Quoi de plus simple à ces jeunes démunis que de s’en prendre à un "vieux crasseux" qui s’était volontairement marginalisé, vivant sans voiture, sans internet, sans carte bancaire, mais qui "avait des journées remplies d'activités simples, effectuées selon un rythme immuable, une régularité rassurante. Il nourrissait ses vaches, allait chercher du foin dans la grange, alimentait le poêle à charbon, faisait chauffer la soupe, cuire un bifteck ou un pigeon, buvait une Rodenback, piquait un petit somme sur le divan, prenait du maïs dans le silo, enlevait le fumier dans l'étable, s'asseyait dehors par beau temps pour regarder les poules ou les nuages, savourait la chaleur du soleil sur son vieux visage", et ainsi passait le temps.

Et pourtant, chez ce vieil homme, il "n’y avait rien de valeur à voler : pas d’ordinateur, pas de smartphone, pas même de télévision. Comme si le vieux refusait de regarder le monde à travers un écran ou d’amasser des objets. Il donnait l’impression que tout ce que les autres possédaient ou faisaient était ridicule. Et à cause de cela, il déplaisait", non seulement aux yeux des ces jeunes voyous, mais aussi des habitants dont aucun ne s’est inquiété de ne pas le voir une semaine entière jusqu’à l’incendie de la maison. Ce n’est qu’alors qu’on découvrit qu’il avait été laissé pour mort, qu’on l’avait assommé chez lui à coups de manche de fourche. Le vol de ses économies s’était transformé en motos rutilantes, en iPhones, en baskets ou vêtements de marques, et fiers de leur exploit, les jeunes meurtriers avaient filmé leur crime sur leur smartphone et en avaient diffusé la vidéo sur les réseaux.

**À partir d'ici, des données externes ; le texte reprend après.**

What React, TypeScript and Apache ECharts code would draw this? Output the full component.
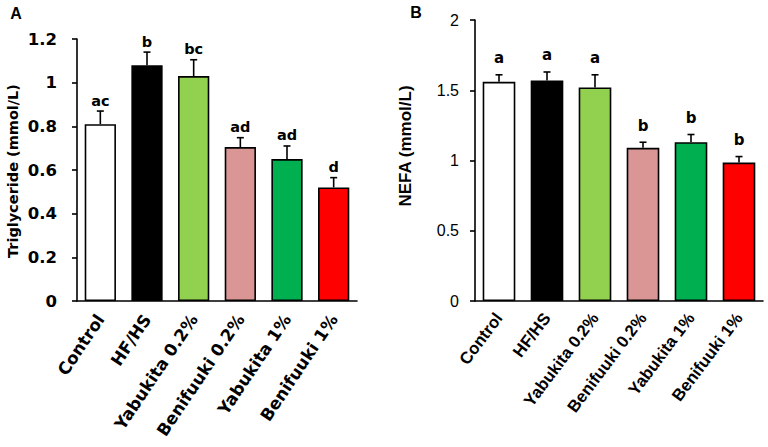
import React, { useEffect, useRef } from "react";
import * as echarts from "echarts";

const categories = ["Control", "HF/HS", "Yabukita 0.2%", "Benifuuki 0.2%", "Yabukita 1%", "Benifuuki 1%"];
const barColors = ["#FFFFFF", "#000000", "#92D050", "#D99694", "#00B050", "#FF0000"];

const tgMean = [0.81, 1.08, 1.03, 0.705, 0.65, 0.52];
const tgSE = [0.06, 0.06, 0.075, 0.043, 0.06, 0.045];
const tgLetters = ["ac", "b", "bc", "ad", "ad", "d"];

const nefaMean = [1.56, 1.57, 1.52, 1.09, 1.13, 0.985];
const nefaSE = [0.05, 0.06, 0.09, 0.04, 0.055, 0.043];
const nefaLetters = ["a", "a", "a", "b", "b", "b"];

const FA = "'DejaVu Sans', Verdana, sans-serif";
const FB = "'Liberation Sans', Arial, sans-serif";

function errSeries(xi: number, mean: number[], se: number[], letters: string[], font: string, fs: number, off: number) {
  return {
    type: "custom",
    xAxisIndex: xi,
    yAxisIndex: xi,
    z: 5,
    silent: true,
    data: mean.map((m, i) => [i, m, m + se[i], letters[i]]),
    renderItem: (params: any, api: any) => {
      const i = api.value(0);
      const p0 = api.coord([i, api.value(1)]);
      const p1 = api.coord([i, api.value(2)]);
      const letter = letters[params.dataIndex];
      return {
        type: "group",
        children: [
          { type: "line", shape: { x1: p0[0], y1: p0[1], x2: p1[0], y2: p1[1] }, style: { stroke: "#000", lineWidth: 1.6 } },
          { type: "line", shape: { x1: p1[0] - 3.5, y1: p1[1], x2: p1[0] + 3.5, y2: p1[1] }, style: { stroke: "#000", lineWidth: 1.6 } },
          {
            type: "text",
            x: p1[0],
            y: p1[1] - off,
            style: { text: letter, fontFamily: font, fontWeight: "bold", fontSize: fs, fill: "#000", align: "center", verticalAlign: "middle" },
          },
        ],
      };
    },
  };
}

export default function App() {
  const ref = useRef<HTMLDivElement>(null);
  useEffect(() => {
    document.body.style.margin = "0";
    const chart = echarts.init(ref.current!, null, { renderer: "svg" });
    const axisLine = { show: true, lineStyle: { color: "#000", width: 1.6 } };
    chart.setOption({
      animation: false,
      backgroundColor: "#fff",
      grid: [
        { left: 77, top: 39, width: 280, height: 262 },
        { left: 475, top: 20, width: 288, height: 281 },
      ],
      xAxis: [
        {
          type: "category", gridIndex: 0, data: categories,
          axisLine, axisTick: { show: false },
          axisLabel: { rotate: 56, margin: 15, interval: 0, fontFamily: FA, fontWeight: "bold", fontSize: 16.8, color: "#000" },
        },
        {
          type: "category", gridIndex: 1, data: categories,
          axisLine, axisTick: { show: false },
          axisLabel: { rotate: 53, margin: 14, interval: 0, fontFamily: FB, fontWeight: "bold", fontSize: 16.8, color: "#000" },
        },
      ],
      yAxis: [
        {
          type: "value", gridIndex: 0, min: 0, max: 1.2, interval: 0.2,
          axisLine, axisTick: { show: true, length: 5, lineStyle: { color: "#000", width: 1.6 } },
          splitLine: { show: false },
          axisLabel: { margin: 20, fontFamily: FA, fontWeight: "bold", fontSize: 16.5, color: "#000" },
        },
        {
          type: "value", gridIndex: 1, min: 0, max: 2, interval: 0.5,
          axisLine, axisTick: { show: true, length: 5, lineStyle: { color: "#000", width: 1.6 } },
          splitLine: { show: false },
          axisLabel: { margin: 16, fontFamily: FB, fontSize: 16, color: "#000" },
        },
      ],
      graphic: [
        { type: "text", x: 16, y: 13, style: { text: "A", fontFamily: FB, fontWeight: "bold", fontSize: 16, fill: "#000", align: "center", verticalAlign: "middle" } },
        { type: "text", x: 416, y: 12, style: { text: "B", fontFamily: FB, fontWeight: "bold", fontSize: 16, fill: "#000", align: "center", verticalAlign: "middle" } },
        { type: "text", x: 13, y: 171, rotation: Math.PI / 2, style: { text: "Triglyceride (mmol/L)", fontFamily: FA, fontWeight: "bold", fontSize: 14.5, fill: "#000", align: "center", verticalAlign: "middle" } },
        { type: "text", x: 405, y: 146, rotation: Math.PI / 2, style: { text: "NEFA (mmol/L)", fontFamily: FB, fontWeight: "bold", fontSize: 17, fill: "#000", align: "center", verticalAlign: "middle" } },
      ],
      series: [
        {
          type: "bar", xAxisIndex: 0, yAxisIndex: 0, barCategoryGap: "33%",
          data: tgMean.map((v, i) => ({ value: v, itemStyle: { color: barColors[i], borderColor: "#000", borderWidth: 1.6 } })),
        },
        {
          type: "bar", xAxisIndex: 1, yAxisIndex: 1, barCategoryGap: "32%",
          data: nefaMean.map((v, i) => ({ value: v, itemStyle: { color: barColors[i], borderColor: "#000", borderWidth: 1.6 } })),
        },
        errSeries(0, tgMean, tgSE, tgLetters, FA, 14.5, 10.5),
        errSeries(1, nefaMean, nefaSE, nefaLetters, FA, 15, 16.5),
      ],
    });
    return () => chart.dispose();
  }, []);
  return <div ref={ref} style={{ width: 768, height: 447 }} />;
}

Chris De Stoop s’est constitué partie civile lors du procès qui eut lieu en 2019 à Mons, en essayant de comprendre l’atrocité du meurtre et son côté inexplicable ; il en conclut que la société "exclut", aussi bien les "jeunes qui ne trouvent pas leur place dans la communauté. Et la victime", Daniel, qui s’était mise "elle-même en dehors de la société. Chacune d'elle a contribué au drame". Le drame est "le fruit d'une responsabilité collective". Le style de vie de Daniel avait créé un mépris général et aurait entraîné la violence des jeunes, aussi bien que l'indifférence de la population locale. Daniel n'était plus, dès lors, qu’un sous-homme.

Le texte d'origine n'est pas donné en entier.